Genomic compliance with Chargaff's second parity rule may have originated non-adaptively, but stem-loops now function adaptively.

Of Chargaff's four rules on DNA base quantity, his second parity rule (PR-2) is the most contentious. Various biometricians (e.g., Sueoka, Lobry) regarded PR-2 compliance as a non-adaptive feature of modern genomes that could be modeled through interrelations among mutation rates. However, PR-2 compliance with stem-loop potential was considered adaptively relevant by biochemists familiar with analyses of nucleic acid structure (e.g., of Crick) and of meiotic recombination (e.g., of Kleckner).
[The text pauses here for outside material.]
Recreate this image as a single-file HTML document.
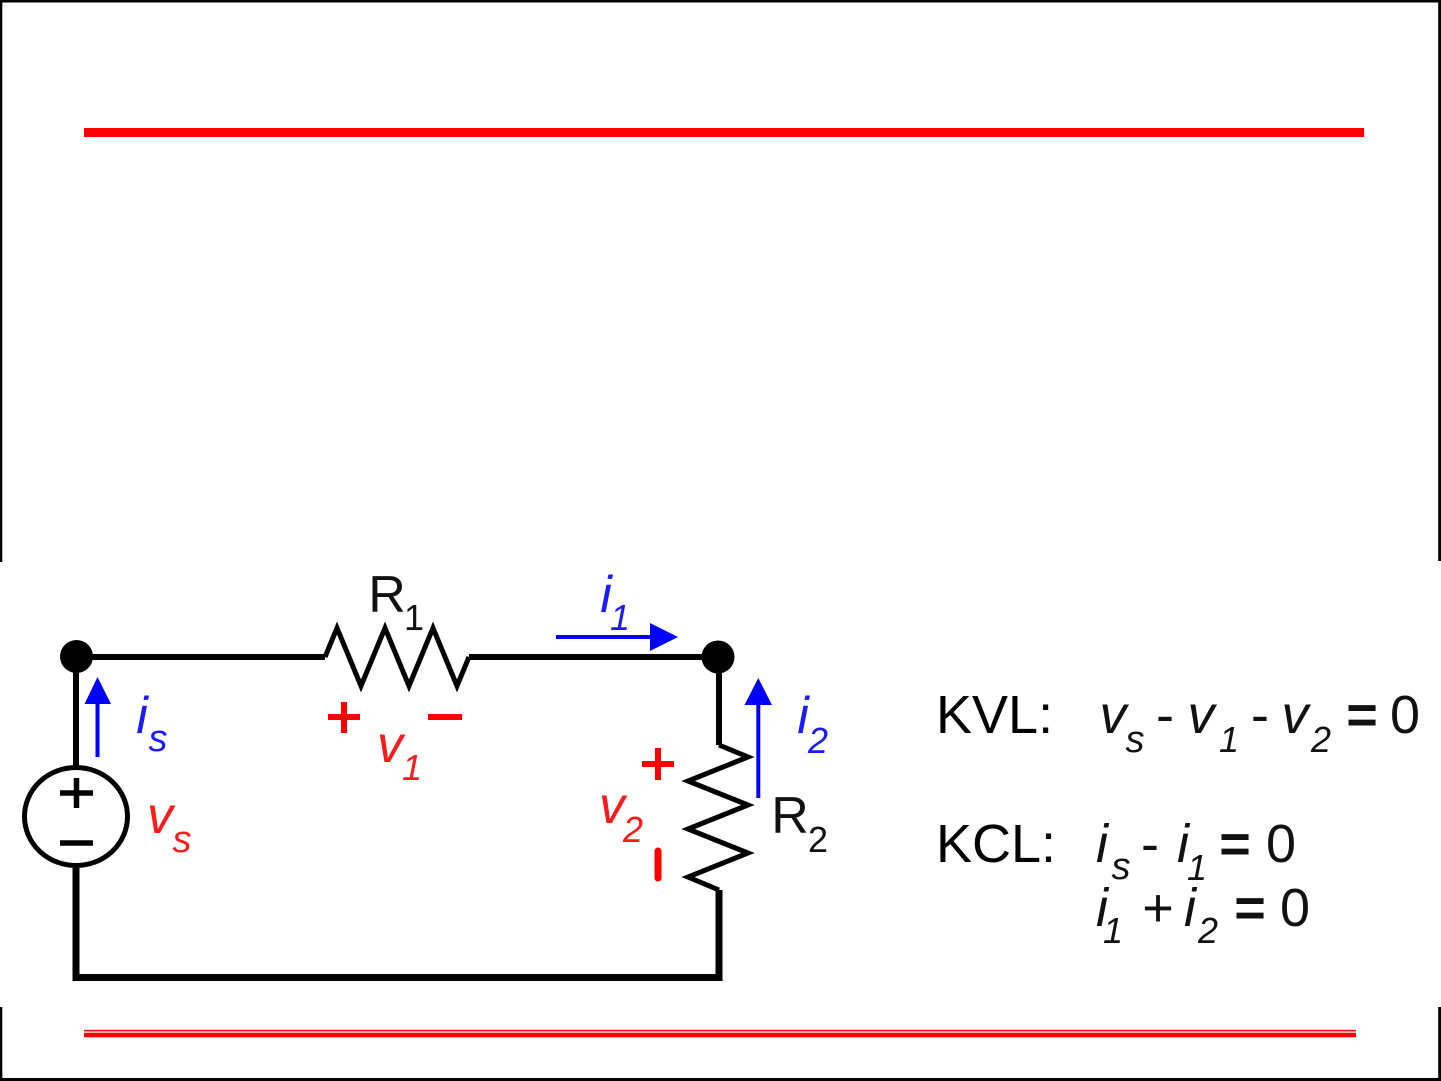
<!DOCTYPE html>
<html>
<head>
<meta charset="utf-8">
<style>
  html, body { margin: 0; padding: 0; background: #fff; }
  svg { display: block; }
  text { font-family: "Liberation Sans", Arial, sans-serif; }
  .it { font-style: italic; }
  .eq { font-weight: bold; }
</style>
</head>
<body>
<svg width="1441" height="1081" viewBox="0 0 1441 1081" xmlns="http://www.w3.org/2000/svg">
  <rect x="0" y="0" width="1441" height="1081" fill="#fff"/>

  <!-- frame top part -->
  <rect x="0" y="0" width="1441" height="2.5" fill="#000"/>
  <rect x="0" y="0" width="2.3" height="562" fill="#000"/>
  <rect x="1438.2" y="0" width="2.8" height="561" fill="#000"/>
  <!-- frame bottom part -->
  <rect x="0" y="1007" width="2.3" height="74" fill="#000"/>
  <rect x="1438.2" y="1007" width="2.8" height="74" fill="#000"/>
  <rect x="0" y="1078" width="1441" height="3" fill="#000"/>

  <!-- red rules -->
  <rect x="84" y="128" width="1280" height="9" fill="#ff0000"/>
  <rect x="84" y="1029.8" width="1272" height="1.6" fill="#ff0000"/>
  <rect x="84" y="1032.7" width="1272" height="4.6" fill="#ff0000"/>

  <!-- circuit wires -->
  <g fill="none" stroke="#000" stroke-linejoin="miter" stroke-linecap="butt">
    <path d="M76,766 V657 H325" stroke-width="6"/>
    <path d="M325,657 L337,628 L361,686 L385,628 L409,686 L433,628 L457,686 L469,657" stroke-width="5"/>
    <path d="M469,657 H719 V745" stroke-width="6"/>
    <path d="M719,745 L748,757 L688,781 L748,805 L688,829 L748,853 L688,877 L719,890" stroke-width="5"/>
    <path d="M719,890 V977.5 H76 V868" stroke-width="7"/>
    <!-- voltage source -->
    <ellipse cx="76" cy="816.5" rx="51.5" ry="49" stroke-width="5"/>
    <path d="M60,793 H93 M76.5,778 V808" stroke-width="5.5"/>
    <path d="M60,843 H93" stroke-width="5.5"/>
  </g>
  <!-- nodes -->
  <circle cx="76.5" cy="656.5" r="16.5" fill="#000"/>
  <circle cx="718" cy="657" r="16.5" fill="#000"/>

  <!-- current arrows (blue) -->
  <g stroke="#0000ff" stroke-width="4" fill="none">
    <path d="M97.5,757 V700"/>
    <path d="M556,637 H655"/>
    <path d="M758.3,798 V700"/>
  </g>
  <g fill="#0000ff">
    <polygon points="97.5,677 84.5,704 111,704"/>
    <polygon points="678,637 650,623 650,651"/>
    <polygon points="758.3,678 744.5,705 772,705"/>
  </g>

  <!-- red polarity marks -->
  <g stroke="#ff0000" stroke-width="6" fill="none">
    <path d="M328,717 H360 M344,702 V733"/>
    <path d="M428,717 H462"/>
    <path d="M642,764 H674 M658,748 V780"/>
  </g>
  <path d="M658,851 V878" stroke="#ff0000" stroke-width="7" stroke-linecap="round"/>

  <!-- component labels -->
  <g fill="#111" text-anchor="middle">
    <text x="387" y="612" font-size="52">R</text>
    <text x="414" y="630" font-size="36">1</text>
    <text x="790" y="833" font-size="52">R</text>
    <text x="818" y="852" font-size="36">2</text>
  </g>

  <!-- blue current labels -->
  <g fill="#1a1aff" text-anchor="middle" class="it">
    <text x="142" y="733" font-size="52">i</text>
    <text x="158" y="751" font-size="38">s</text>
    <text x="606" y="612" font-size="52">i</text>
    <text x="620" y="630" font-size="36">1</text>
    <text x="803" y="733" font-size="52">i</text>
    <text x="818" y="753" font-size="36">2</text>
  </g>

  <!-- red voltage labels -->
  <g fill="#ff1a1a" text-anchor="middle" class="it">
    <text x="160" y="833" font-size="52">v</text>
    <text x="182" y="852" font-size="38">s</text>
    <text x="390" y="762" font-size="52">v</text>
    <text x="412" y="780" font-size="36">1</text>
    <text x="612" y="823" font-size="52">v</text>
    <text x="633" y="842" font-size="36">2</text>
  </g>

  <!-- equations -->
  <g fill="#000">
    <text x="936" y="733" font-size="54">KVL:</text>
    <text x="936" y="862" font-size="54">KCL:</text>
  </g>
  <g fill="#111" text-anchor="middle">
    <!-- KVL: vs - v1 - v2 = 0 -->
    <text x="1113" y="733" font-size="54" class="it">v</text>
    <text x="1135" y="752" font-size="38" class="it">s</text>
    <text x="1165" y="733" font-size="54">-</text>
    <text x="1201" y="733" font-size="54" class="it">v</text>
    <text x="1229" y="752" font-size="36" class="it">1</text>
    <text x="1260" y="733" font-size="54">-</text>
    <text x="1295" y="733" font-size="54" class="it">v</text>
    <text x="1321" y="752" font-size="36" class="it">2</text>
    <text x="1362" y="733" font-size="54" class="eq">=</text>
    <text x="1405" y="733" font-size="54">0</text>

    <!-- KCL line 1: is - i1 = 0 -->
    <text x="1102" y="862" font-size="54" class="it">i</text>
    <text x="1121" y="879" font-size="38" class="it">s</text>
    <text x="1150" y="862" font-size="54">-</text>
    <text x="1183" y="862" font-size="54" class="it">i</text>
    <text x="1197" y="880" font-size="36" class="it">1</text>
    <text x="1235" y="862" font-size="54" class="eq">=</text>
    <text x="1281" y="862" font-size="54">0</text>

    <!-- KCL line 2: i1 + i2 = 0 -->
    <text x="1102" y="926" font-size="54" class="it">i</text>
    <text x="1113" y="943" font-size="36" class="it">1</text>
    <text x="1158" y="926" font-size="54">+</text>
    <text x="1190" y="926" font-size="54" class="it">i</text>
    <text x="1208" y="943" font-size="36" class="it">2</text>
    <text x="1250" y="926" font-size="54" class="eq">=</text>
    <text x="1295" y="926" font-size="54">0</text>
  </g>
</svg>
</body>
</html>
Meanwhile, other biometricians had shown that PR-2 complementarity extended beyond individual bases (1-mers) to oligonucleotides (k-mers), possibly reflecting "advantageous DNA structure" (Nussinov). An "introns early" hypothesis (Reanney, Forsdyke) had suggested a primordial nucleic acid world with recombination-mediated error-correction requiring genome-wide stem-loop potential to have evolved prior to localized intrusions of protein-encoding potential (exons). Thus, a primordial genome was equivalent to one long intron. Indeed, when assessed as the base order-dependent component (correcting for local influences of GC%), modern genes, especially when evolving rapidly under positive Darwinian selection, display high intronic stem-loop potential. This suggests forced migration from neighboring exons by competing protein-encoding potential. PR-2 compliance may have first arisen non-adaptively. Primary prototypic structures were later strengthened by their adaptive contribution to recombination. Thus, contentious views may actually be in harmony.